Теософия время от времени становится то одним, то другим. Когда нужно напасть на христианское понимание Бога – теософия склоняется к материалистическому монизму. Если же нужно приучить человека к мысли о том, что оккультных феноменов бояться не надо, и что никаких злых духов нет и быть не может, но есть лишь одна и единая духовная энергия, теософия становится монизмом уже вполне акосмическим: есть только духовное Единое и ничего более. В истории философии пантеистический атеизм и пантеистический акосмизм существовали раздельно. Но поскольку теософия не имеет никакого философского вкуса и созидает свои построения по законам отнюдь не логики и не философии, а по принципам боевой рекламы – она спокойно сочетает в себе взаимоисключающие концепции. И это не признак терпимости или диалектичности. Это просто признак философского бескультурья. Философия не интересна для оккультистов. Им важно просто загипнотизировать побольше умов. Обрывки философских идей попадают в теософских книгах в совершенно нефилософскую среду и даже лишаются права на перекличку между собой, права на взаимное общение и коррекцию.
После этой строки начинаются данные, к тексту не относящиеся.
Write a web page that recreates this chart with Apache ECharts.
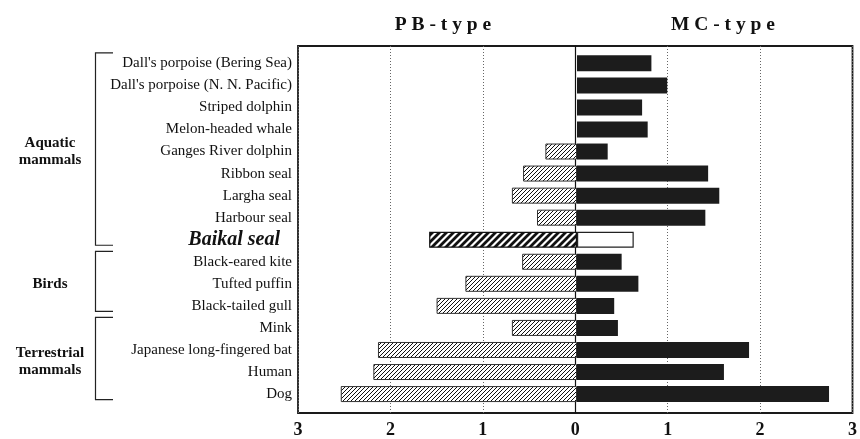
<!DOCTYPE html>
<html>
<head>
<meta charset="utf-8">
<script src="https://cdn.jsdelivr.net/npm/echarts@6/dist/echarts.min.js"></script>
<style>
  html, body { margin: 0; padding: 0; background: #fff; }
  #chart { width: 860px; height: 439px; }
</style>
</head>
<body>
<div id="chart"></div>
<script>
// Species, top to bottom
const categories = [
  "Dall's porpoise (Bering Sea)",
  "Dall's porpoise (N. N. Pacific)",
  "Striped dolphin",
  "Melon-headed whale",
  "Ganges River dolphin",
  "Ribbon seal",
  "Largha seal",
  "Harbour seal",
  "Baikal seal",
  "Black-eared kite",
  "Tufted puffin",
  "Black-tailed gull",
  "Mink",
  "Japanese long-fingered bat",
  "Human",
  "Dog"
];

// PB-type values (drawn to the left of zero)
const pbValues = [null, null, null, null, 0.34, 0.58, 0.70, 0.43, 1.59, 0.59, 1.20, 1.51, 0.70, 2.14, 2.19, 2.54];
// MC-type values (drawn to the right of zero)
const mcValues = [0.80, 0.97, 0.70, 0.76, 0.33, 1.41, 1.53, 1.38, 0.61, 0.48, 0.66, 0.40, 0.44, 1.85, 1.58, 2.71];

// Axis extent, shown as absolute values on both sides
const axisMin = -3;
const axisMax = 3;
const axisStep = 1;

const highlight = "Baikal seal";

const groups = [
  { name: "Aquatic\nmammals", from: 0, to: 8 },
  { name: "Birds", from: 9, to: 11 },
  { name: "Terrestrial\nmammals", from: 12, to: 15 }
];

const serif = "'Liberation Serif', 'Times New Roman', serif";

// Diagonal hatch fill made on a small canvas tile
function hatch(size, width, bg) {
  const c = document.createElement('canvas');
  c.width = size; c.height = size;
  const ctx = c.getContext('2d');
  ctx.fillStyle = bg;
  ctx.fillRect(0, 0, size, size);
  ctx.strokeStyle = '#111';
  ctx.lineWidth = width;
  ctx.lineCap = 'square';
  ctx.beginPath();
  ctx.moveTo(-1, 1); ctx.lineTo(1, -1);
  ctx.moveTo(0, size); ctx.lineTo(size, 0);
  ctx.moveTo(size - 1, size + 1); ctx.lineTo(size + 1, size - 1);
  ctx.stroke();
  return { image: c, repeat: 'repeat' };
}

const fineHatch = hatch(4, 1, '#fff');
const boldHatch = hatch(7, 2.8, '#fff');

const hi = categories.indexOf(highlight);

const pbData = pbValues.map((v, i) => {
  if (v === null) return '-';
  return {
    value: -v,
    itemStyle: i === hi
      ? { color: boldHatch, borderColor: '#111', borderWidth: 1.2 }
      : { color: fineHatch, borderColor: '#333', borderWidth: 1 }
  };
});

const mcData = mcValues.map((v, i) => ({
  value: v,
  itemStyle: i === hi
    ? { color: '#fff', borderColor: '#222', borderWidth: 1.2 }
    : { color: '#1c1c1c' }
}));

const chart = echarts.init(document.getElementById('chart'), null, { renderer: 'canvas' });

const titleStyle = { fontFamily: serif, fontWeight: 'bold', fontSize: 19.5, color: '#111' };

chart.setOption({
  animation: false,
  backgroundColor: '#fff',
  title: [
    { text: 'P B - t y p e', left: 438, top: 10, textAlign: 'center', textStyle: titleStyle },
    { text: 'M C - t y p e', left: 718, top: 10, textAlign: 'center', textStyle: titleStyle }
  ],
  grid: [
    // bars
    { left: 298, right: 4, top: 52.3, height: 352.8, containLabel: false },
    // frame, grid lines, tick labels
    { left: 298, right: 4, top: 46, height: 367, show: true, borderColor: '#1a1a1a', borderWidth: 1.8, backgroundColor: 'transparent' }
  ],
  xAxis: [
    {
      gridIndex: 0, type: 'value', min: axisMin, max: axisMax, interval: axisStep,
      show: false
    },
    {
      gridIndex: 1, type: 'value', min: axisMin, max: axisMax, interval: axisStep,
      axisLine: { show: false },
      axisTick: { show: false },
      axisLabel: {
        margin: 8,
        formatter: v => String(Math.abs(v)),
        fontFamily: serif, fontWeight: 'bold', fontSize: 18, color: '#111'
      },
      splitLine: { show: true, lineStyle: { color: '#666', width: 1, type: [1, 2] } }
    }
  ],
  yAxis: [
    {
      gridIndex: 0, type: 'category', data: categories, inverse: true,
      axisLine: { show: false },
      axisTick: { show: false },
      axisLabel: {
        margin: 6,
        fontFamily: serif, fontSize: 15, color: '#111',
        formatter: v => v === highlight ? '{hl|' + v + '}' : v,
        rich: {
          hl: {
            fontFamily: serif, fontSize: 20, fontWeight: 'bold', fontStyle: 'italic',
            color: '#111', padding: [0, 12, 0, 0]
          }
        }
      }
    },
    {
      gridIndex: 1, type: 'value', min: 0, max: 1,
      axisLine: { show: true, onZero: true, lineStyle: { color: '#111', width: 1.2 } },
      axisTick: { show: false },
      axisLabel: { show: false },
      splitLine: { show: false }
    }
  ],
  series: [
    {
      name: 'PB-type', type: 'bar', xAxisIndex: 0, yAxisIndex: 0,
      data: pbData, barWidth: 16, barGap: '-100%', z: 3
    },
    {
      name: 'MC-type', type: 'bar', xAxisIndex: 0, yAxisIndex: 0,
      data: mcData, barWidth: 16, barGap: '-100%', z: 3
    }
  ]
});

// Group brackets and labels on the left, placed from the category rows
function rowY(i) {
  return chart.convertToPixel({ yAxisIndex: 0 }, categories[i]);
}
const bx = 95.5, bx2 = 113;
const elements = [];
groups.forEach(g => {
  const y1 = rowY(g.from) - 10.5;
  const y2 = rowY(g.to) + 5.5;
  elements.push({
    type: 'polyline',
    shape: { points: [[bx2, y1], [bx, y1], [bx, y2], [bx2, y2]] },
    style: { stroke: '#222', lineWidth: 1.2, fill: null }
  });
  elements.push({
    type: 'text',
    x: 50, y: (y1 + y2) / 2 + 3,
    style: {
      text: g.name, fontFamily: serif, fontWeight: 'bold', fontSize: 15,
      lineHeight: 17, fill: '#111', align: 'center', verticalAlign: 'middle'
    }
  });
});
chart.setOption({ graphic: { elements } });
</script>
</body>
</html>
Я не знаю – был ли знаком Лопатин специально с текстами Блаватской. Отметив логическую противоречивость термина «пантеизм», Лопатин приступает к анализу исторических философских систем, в которых заметна склонность к пантеизму и показывает, что строгого пантеизма не проводится даже в них. Каприз логического абсурда не могла позволить себе более строгая и требовательная мысль древности и классики. «Без сомнения, – пишет Лопатин, – существуют системы, признающие бессознательный разум за основу мира и даже очень настаивающие на этом понятии. Но не менее достоверно и то, что разве десятая доля воззрений, именуемых пантеистическими, содержат такое учение. Его не знала древность; и в новое время оно стало развиваться в сравнительно позднюю эпоху. Идея бессознательной духовности есть всецело немецкое изобретение…»543. Но именно эта, новомодная идея Гартмана и была воспринята теософией. От неприятных логических последствий пантеистического монизма пытались уйти 9 из 10 пантеистически ориентированных философских систем, и только теософия со сладострастием Герострата возвестила самый шокирующий и самый бесплодный вариант пантеизма.